Svanhildur Óskarsdóttir offers, in "Egil Strikes Again: Textual Variation and the Seventeenth-Century Reworkings of Egil's Saga", a review of the textual tradition of the saga, focusing primarily upon a seventeenth-century reworking of Egil's Saga which she calls "New Egil's Saga" (in contrast with the earlier, pejorative, name, Vitlausa Egla, or "Silly Saga of Egil"). She accurately notes that few scholars have given much notice to this text--indeed, it is entirely new to me--and fewer still outside of Iceland. While the narratives generally run parallel, with major episodes largely unchanged, the style of the "New Saga" is markedly different. Where the medieval saga is laconic and pithy, the language of the later saga is prolix, hyperbolic, and evinces a greater interest in battles, and less attention to geographic accuracy. The end of the saga seems to offer the most significant alteration, one that would seem to be emblematic of this narrative's preferences: instead of a now-ancient Egil's final encounter being his comic repartee with the cook, "New Saga" describes how the aged and blind Viking throws a dead horse across a river. She positions the composition of the "New Saga" within an atmosphere of antiquarian enthusiasms in the seventeenth century, and offers several extensive excerpts of this unedited narrative for readers to get a flavor of this remarkable, if minor, saga.

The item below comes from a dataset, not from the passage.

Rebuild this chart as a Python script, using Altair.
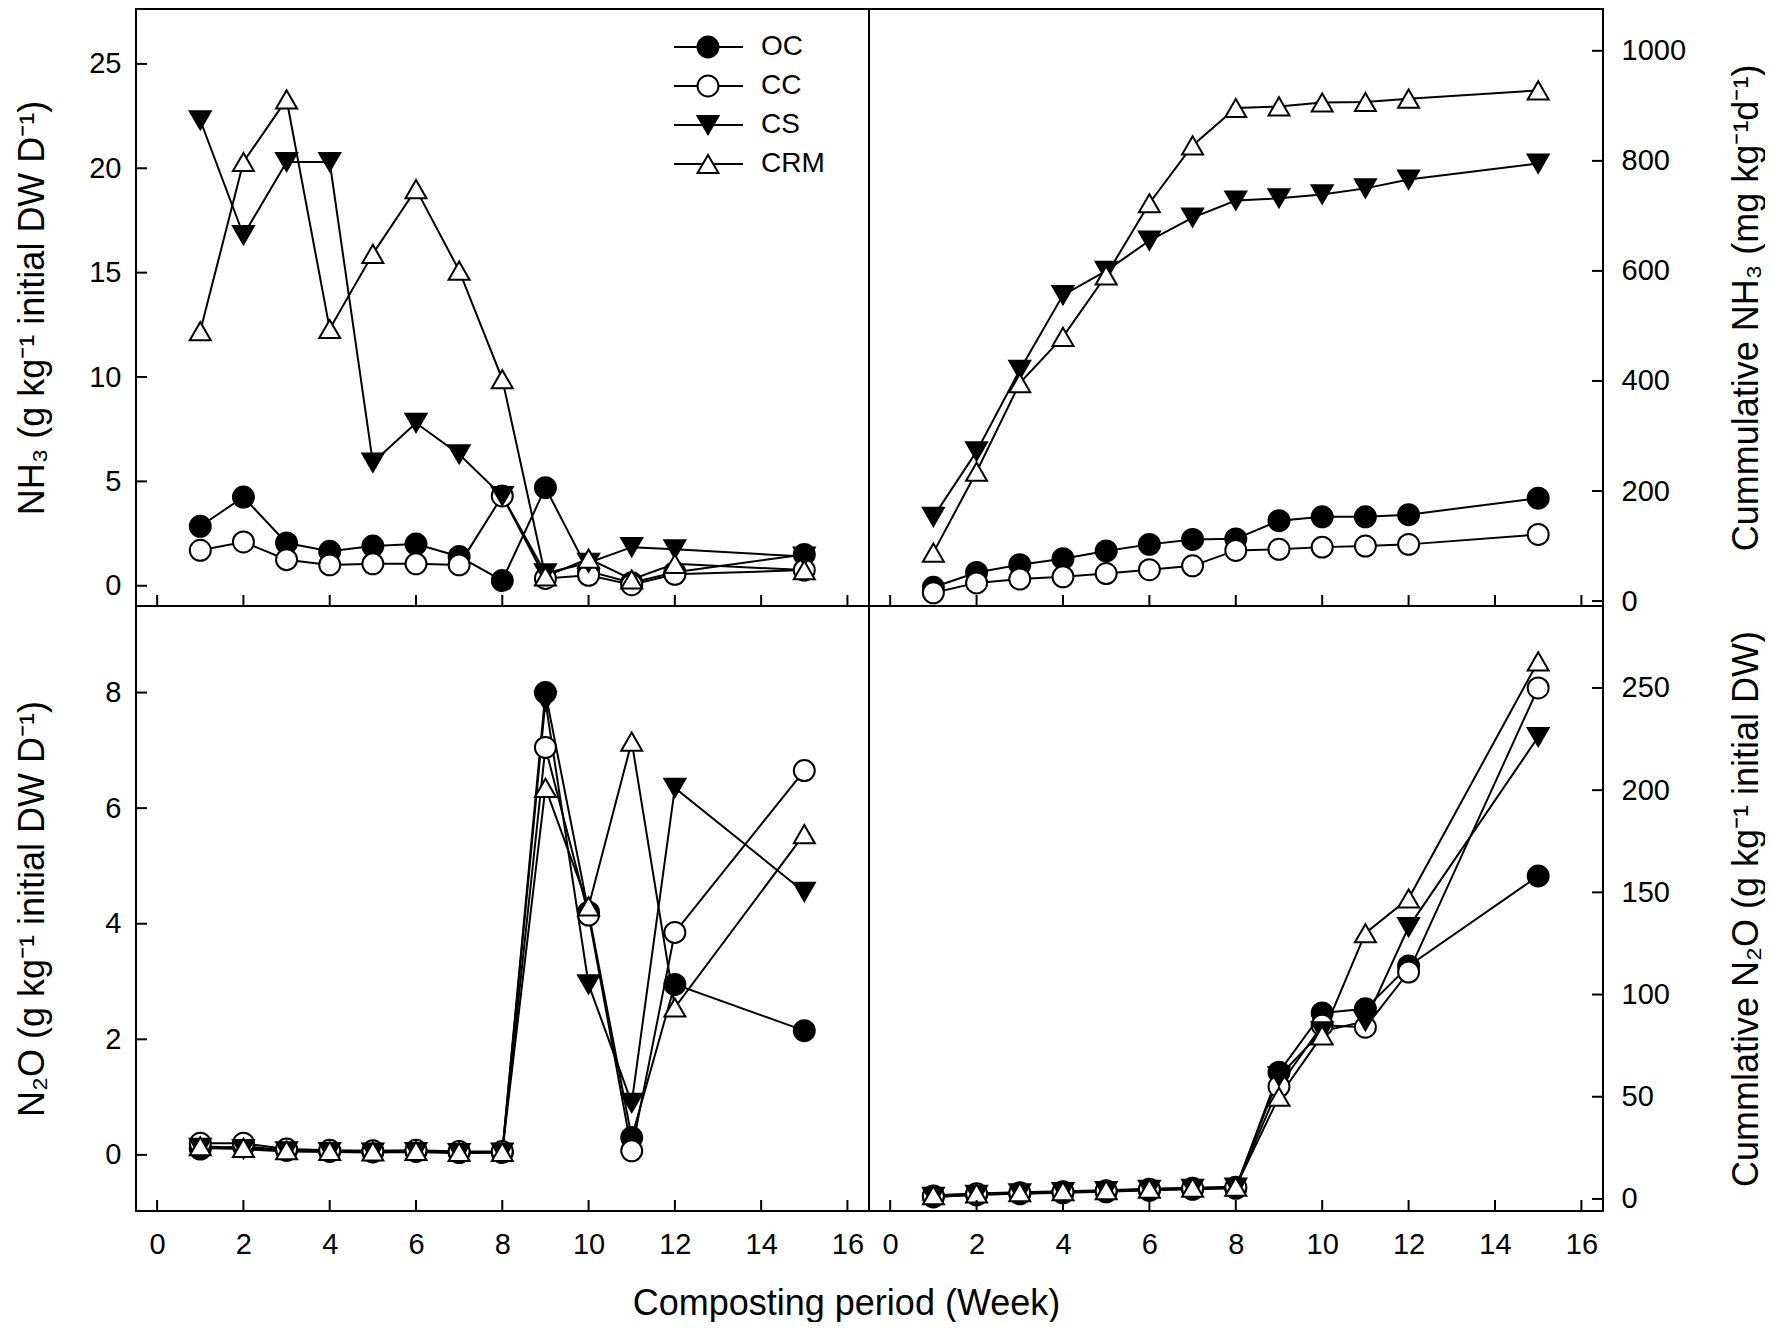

In "Bloody Runes: The Transgressive Poetics of Egil's Saga", Jón Karl Helgason examines the poetic language of the saga with reference to the theoretical work of Freud, Kristeva, and Bataille. Beginning with an overview of Snorri's myth of the origin of poetry, which shared with mead and vomit, blood and feces, Helgason asks whether we can make some coherent sense of the saga's mixed interest in poetry and cruelty, ugliness and art. He begins with some notes on how Freud's essay on the uncanny seems relevant to images of mutilation and doubling (of people and motifs) in Egil's Saga. Then, he turns to Kristeva's concept of the abject, and its concern with horror and purification. Helgason reads certain scenes of disgust and death in the saga in the light of these concepts. Finally, in the light of Bataille's L'Érotisme, Helgason looks for implicit examples of erotic content in what seems to be a largely asexual saga. In particular, he offers a reading of Egil's behavior, both graphically emetic and runically graphic, at the farm at Atley with Bard, Eirik, and Gunnhild.

The volume concludes with a splendid (albeit selected) bibliography of scholarship on the saga, here presented by Álfdís Þorleifsdóttir,, Katelin Parsons, and Jane Appleton, and drawn from the online bibliography available at https://wikisaga.hi.is. This site offers over 500 bibliographic entries on the saga as well as other research materials, including the Icelandic edition by Bergljót Kristjánsdóttir and Svanhildur Óskarsdóttir, and the archaic English translation made by William Charles Green in 1893. While not truly comprehensive--general introductions to the saga are not included (thus readers will still want to make use of John Hines's 1992 bibliographical guide)--the project will prove a multilingual boon to scholars, promising summaries in Icelandic and English, and is committed to recovering older scholarship, i.e. papers less likely to be found by online searches. This research effort is to be much-applauded, and will serve as a "first stop" for researchers on the saga, and as an example for similar projects.

Finally, I must commend the stellar job of editing and layout performed by the University of Toronto Press. Any collection of essays on an Icelandic topic will bristle with technical difficulties provided by the language, the alphabet, and the poetry. I could find only a single error, and that was as minor as could be. This book represents not only a valuable collection of fresh insights on one of the most compelling narratives of medieval literature, but a pinnacle of editorial accuracy.